====== Data segment ======

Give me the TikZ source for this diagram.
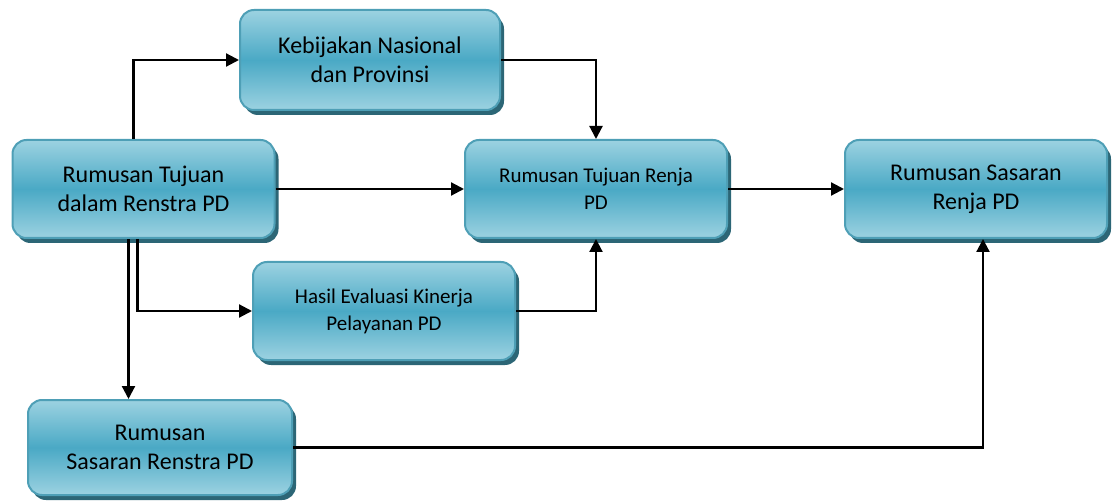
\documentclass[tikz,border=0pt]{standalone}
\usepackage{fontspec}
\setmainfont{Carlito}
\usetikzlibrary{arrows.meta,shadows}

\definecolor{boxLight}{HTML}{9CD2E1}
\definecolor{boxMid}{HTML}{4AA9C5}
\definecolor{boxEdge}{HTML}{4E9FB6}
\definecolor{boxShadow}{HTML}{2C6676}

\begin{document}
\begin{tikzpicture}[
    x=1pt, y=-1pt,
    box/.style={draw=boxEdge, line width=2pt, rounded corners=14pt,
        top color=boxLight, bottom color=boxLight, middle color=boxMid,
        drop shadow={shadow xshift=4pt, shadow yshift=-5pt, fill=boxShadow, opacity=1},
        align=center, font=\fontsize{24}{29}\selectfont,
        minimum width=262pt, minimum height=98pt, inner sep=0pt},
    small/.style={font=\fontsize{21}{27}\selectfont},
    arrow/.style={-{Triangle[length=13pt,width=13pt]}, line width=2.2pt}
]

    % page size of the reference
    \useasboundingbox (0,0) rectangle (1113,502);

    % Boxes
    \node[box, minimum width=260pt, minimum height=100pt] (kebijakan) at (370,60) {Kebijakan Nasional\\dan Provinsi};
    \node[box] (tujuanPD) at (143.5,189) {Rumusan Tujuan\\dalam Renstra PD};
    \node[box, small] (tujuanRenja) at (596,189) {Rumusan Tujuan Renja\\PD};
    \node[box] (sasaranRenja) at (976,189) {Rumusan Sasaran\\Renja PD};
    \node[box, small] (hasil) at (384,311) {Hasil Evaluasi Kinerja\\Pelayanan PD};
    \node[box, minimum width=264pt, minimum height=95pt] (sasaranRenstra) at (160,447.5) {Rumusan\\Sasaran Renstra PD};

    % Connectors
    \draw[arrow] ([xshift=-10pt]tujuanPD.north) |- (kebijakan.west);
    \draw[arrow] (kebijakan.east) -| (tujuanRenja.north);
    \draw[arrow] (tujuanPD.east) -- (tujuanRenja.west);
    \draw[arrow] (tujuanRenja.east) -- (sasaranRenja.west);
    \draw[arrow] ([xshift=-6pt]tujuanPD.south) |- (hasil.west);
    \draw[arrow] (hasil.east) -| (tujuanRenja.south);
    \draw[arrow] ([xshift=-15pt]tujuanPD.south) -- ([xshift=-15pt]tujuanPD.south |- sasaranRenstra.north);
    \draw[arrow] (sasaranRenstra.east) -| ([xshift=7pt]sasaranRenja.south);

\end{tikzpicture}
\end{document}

======

Written problem. Repeat the material above in full and unchanged, minus its images.

The answer.
Give me the TikZ source for this diagram.
\documentclass[tikz,border=0pt]{standalone}
\usepackage{fontspec}
\setmainfont{Carlito}
\usetikzlibrary{arrows.meta,shadows}

\definecolor{boxLight}{HTML}{9CD2E1}
\definecolor{boxMid}{HTML}{4AA9C5}
\definecolor{boxEdge}{HTML}{4E9FB6}
\definecolor{boxShadow}{HTML}{2C6676}

\begin{document}
\begin{tikzpicture}[
    x=1pt, y=-1pt,
    box/.style={draw=boxEdge, line width=2pt, rounded corners=14pt,
        top color=boxLight, bottom color=boxLight, middle color=boxMid,
        drop shadow={shadow xshift=4pt, shadow yshift=-5pt, fill=boxShadow, opacity=1},
        align=center, font=\fontsize{24}{29}\selectfont,
        minimum width=262pt, minimum height=98pt, inner sep=0pt},
    small/.style={font=\fontsize{21}{27}\selectfont},
    arrow/.style={-{Triangle[length=13pt,width=13pt]}, line width=2.2pt}
]

    % page size of the reference
    \useasboundingbox (0,0) rectangle (1113,502);

    % Boxes
    \node[box, minimum width=260pt, minimum height=100pt] (kebijakan) at (370,60) {Kebijakan Nasional\\dan Provinsi};
    \node[box] (tujuanPD) at (143.5,189) {Rumusan Tujuan\\dalam Renstra PD};
    \node[box, small] (tujuanRenja) at (596,189) {Rumusan Tujuan Renja\\PD};
    \node[box] (sasaranRenja) at (976,189) {Rumusan Sasaran\\Renja PD};
    \node[box, small] (hasil) at (384,311) {Hasil Evaluasi Kinerja\\Pelayanan PD};
    \node[box, minimum width=264pt, minimum height=95pt] (sasaranRenstra) at (160,447.5) {Rumusan\\Sasaran Renstra PD};

    % Connectors
    \draw[arrow] ([xshift=-10pt]tujuanPD.north) |- (kebijakan.west);
    \draw[arrow] (kebijakan.east) -| (tujuanRenja.north);
    \draw[arrow] (tujuanPD.east) -- (tujuanRenja.west);
    \draw[arrow] (tujuanRenja.east) -- (sasaranRenja.west);
    \draw[arrow] ([xshift=-6pt]tujuanPD.south) |- (hasil.west);
    \draw[arrow] (hasil.east) -| (tujuanRenja.south);
    \draw[arrow] ([xshift=-15pt]tujuanPD.south) -- ([xshift=-15pt]tujuanPD.south |- sasaranRenstra.north);
    \draw[arrow] (sasaranRenstra.east) -| ([xshift=7pt]sasaranRenja.south);

\end{tikzpicture}
\end{document}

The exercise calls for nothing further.